Таким образом, будущее Франции обеспечено. Неужели французы мнят, будто достигнут высот в области программного обеспечения и изготовления микропроцессоров? Что мы наладим мощное производство на экспорт? Что Париж станет финансовым центром? Бросьте! Какую-то промышленность, необходимую для привлечения туристов, мы безусловно сохраним (духи, высокую моду, французскую кухню от знаменитого шеф-повара Жоэля Робюшона). Ну и в виде исключения нам разрешат выпускать поезда — без собственных поездов французам не обойтись.
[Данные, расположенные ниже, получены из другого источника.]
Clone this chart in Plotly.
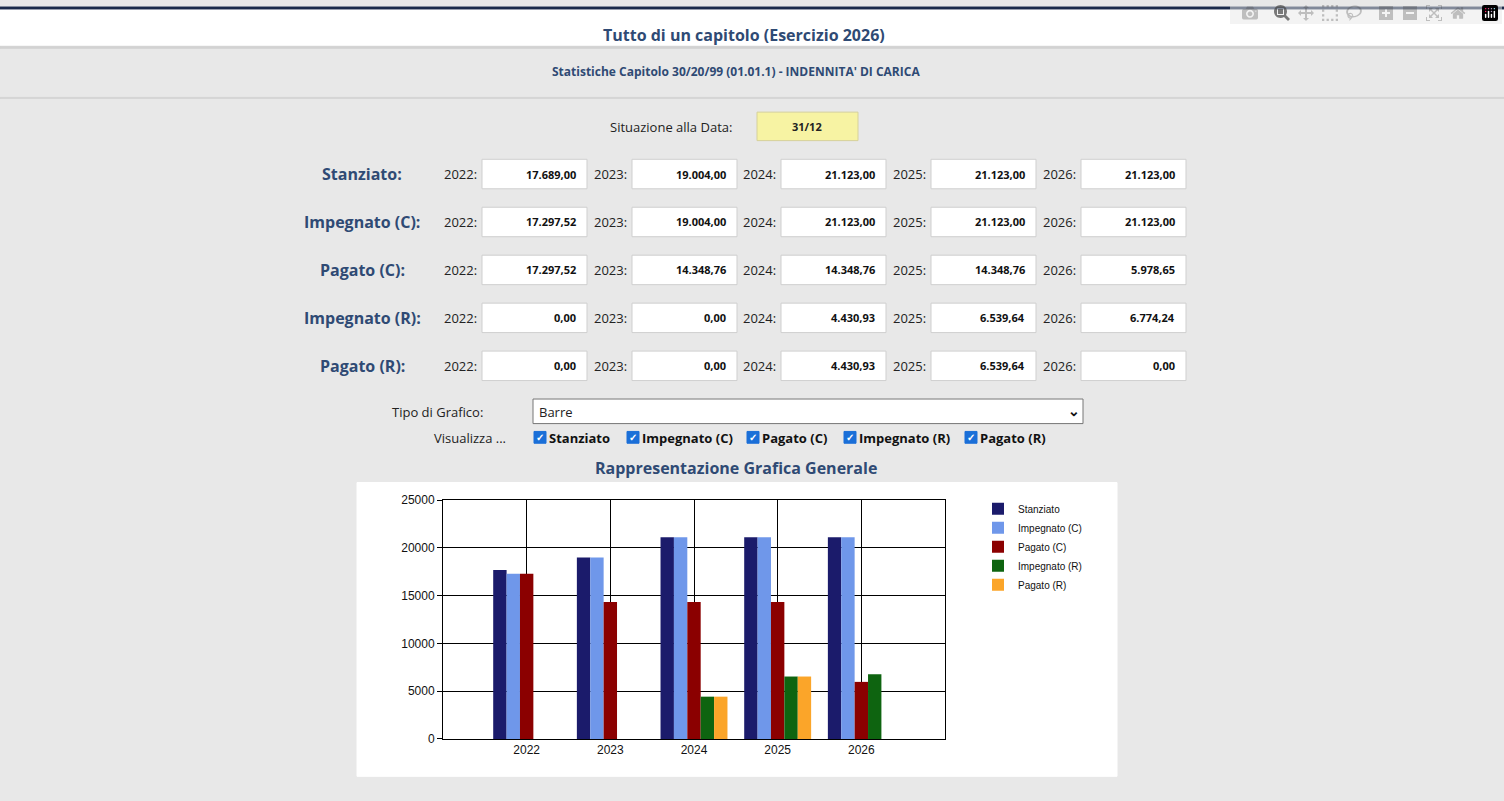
import plotly.graph_objects as go

# Data
anni = ["2022", "2023", "2024", "2025", "2026"]
stanziato = [17689.00, 19004.00, 21123.00, 21123.00, 21123.00]
impegnato_c = [17297.52, 19004.00, 21123.00, 21123.00, 21123.00]
pagato_c = [17297.52, 14348.76, 14348.76, 14348.76, 5978.65]
impegnato_r = [0.00, 0.00, 4430.93, 6539.64, 6774.24]
pagato_r = [0.00, 0.00, 4430.93, 6539.64, 0.00]

serie = [("Stanziato", stanziato, "#1b1b6b"),
         ("Impegnato (C)", impegnato_c, "#6f97ea"),
         ("Pagato (C)", pagato_c, "#8b0000"),
         ("Impegnato (R)", impegnato_r, "#0e6410"),
         ("Pagato (R)", pagato_r, "#fba529")]
righe = ["Stanziato:", "Impegnato (C):", "Pagato (C):", "Impegnato (R):", "Pagato (R):"]

W, H = 1504, 801
BLUE = "#2f4a74"
FONT = "Open Sans"


def px(x):
    return x / W


def py(y):
    return 1 - y / H


def it(v):
    s = f"{v:,.2f}"
    return s.replace(",", "X").replace(".", ",").replace("X", ".")


fig = go.Figure()
xs = list(range(len(anni)))
for name, vals, col in serie:
    fig.add_trace(go.Bar(x=xs, y=vals, name=name, marker=dict(color=col, line=dict(width=0))))

shapes = []
ann = []


def rect(x0, y0, x1, y1, fill, line=None, layer="below"):
    shapes.append(dict(type="rect", xref="paper", yref="paper", x0=px(x0), x1=px(x1),
                       y0=py(y1), y1=py(y0), fillcolor=fill, layer=layer,
                       line=dict(color=line or fill, width=1)))


def text(x, y, t, size=13, color="#222", bold=False, xanchor="left"):
    if bold:
        t = "<b>" + t + "</b>"
    ann.append(dict(x=px(x), y=py(y), xref="paper", yref="paper", text=t, showarrow=False,
                    xanchor=xanchor, yanchor="middle", font=dict(family=FONT, size=size, color=color)))


# Header bands
rect(0, 0, W, 40, "white")
rect(0, 0, W, 2, "#1b2b4b")
rect(0, 40, W, 42, "#d2d2d2")
rect(0, 92, W, 93, "#d4d4d4")
text(744, 28, "Tutto di un capitolo (Esercizio 2026)", 16, BLUE, True, "center")
text(736, 66, "Statistiche Capitolo 30/20/99 (01.01.1) - INDENNITA' DI CARICA", 12, BLUE, True, "center")

# Situazione alla data
text(734, 122, "Situazione alla Data:", 13, "#222", False, "right")
rect(757, 107, 858, 136, "#f7f3a3", "#d6d19a")
text(807, 122, "31/12", 11, "#222", True, "center")

# Value grid
valori = [stanziato, impegnato_c, pagato_c, impegnato_r, pagato_r]
box_x = [482, 632, 781, 931, 1081]
for r, (lab, vals) in enumerate(zip(righe, valori)):
    yc = 170 + r * 48.8
    text(362, yc, lab, 16, BLUE, True, "center")
    for c, bx in enumerate(box_x):
        text(bx - 3, yc, anni[c] + ":", 13, "#222", False, "right")
        rect(bx, yc - 15, bx + 105, yc + 15, "white", "#cfcfcf")
        text(bx + 96, yc, it(vals[c]), 11, "#111", True, "right")

# Tipo di grafico
text(390, 412, "Tipo di Grafico:", 13)
rect(533, 399, 1083, 424, "white", "#767676")
text(537, 412, "Barre", 13)
text(1074, 411, "⌄", 14, "#111", True, "center")
text(432, 439, "Visualizza ...", 13)
cb_x = [534, 627, 747, 844, 965]
for bx, (name, _, _) in zip(cb_x, serie):
    rect(bx, 432, bx + 12, 444, "#1a6fd8", "#1a6fd8", layer="above")
    text(bx + 6, 438, "✓", 10, "white", True, "center")
    text(bx + 13, 439, name, 13, "#111", True)

text(736, 469, "Rappresentazione Grafica Generale", 16, BLUE, True, "center")
rect(357, 484, 1117, 783, "white")

fig.update_layout(
    width=W, height=H, margin=dict(l=0, r=0, t=0, b=0),
    paper_bgcolor="#e8e8e8", plot_bgcolor="white",
    barmode="group", bargap=0.2, bargroupgap=0,
    shapes=shapes, annotations=ann,
    legend=dict(x=px(978), y=py(496), xanchor="left", yanchor="top",
                font=dict(family="Arial", size=10, color="#111"), bgcolor="rgba(0,0,0,0)",
                tracegroupgap=0, itemwidth=30),
    xaxis=dict(domain=[px(443), px(945)], range=[-1, 5], tickvals=xs, ticktext=anni,
               showgrid=True, gridcolor="black", gridwidth=1, showline=True, linecolor="black",
               mirror=True, ticks="", zeroline=False,
               tickfont=dict(family="Arial", size=12, color="#111")),
    yaxis=dict(domain=[py(745), py(502)], range=[0, 25000], dtick=5000, tickformat="d",
               showgrid=True, gridcolor="black", gridwidth=1, showline=True, linecolor="black",
               mirror=True, ticks="outside", ticklen=5, tickcolor="black", zeroline=False,
               tickfont=dict(family="Arial", size=12, color="#111")),
)

fig.write_html("out.html",
               post_script="document.body.style.margin='0';document.body.style.overflow='hidden';")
Стало быть, я беспрекословно соглашаюсь с нынешним всемирным разделением труда? Да, соглашаюсь, а как иначе? На мировой арене «новые лидеры», они стремительно богатеют — и на здоровье! А мы поможем им порастрясти мошну. Если меня спросят напрямик: «Неужели вы не боитесь, что Франция превратится в музей и жизнь в ней иссякнет? Не боитесь, что Франция станет большим публичным домом для туристов? вся целиком уподобится Парижу, из которого мэр Бертран Деланоэ, провозвестник нового времени, сделал образцовый туристический центр?» — отвечу мгновенно, не задумываясь: «НЕ БОЮСЬ».
Вот видите, как я походя спас экономику Франции! Наша переписка приносит несомненную пользу обществу, это очевидно.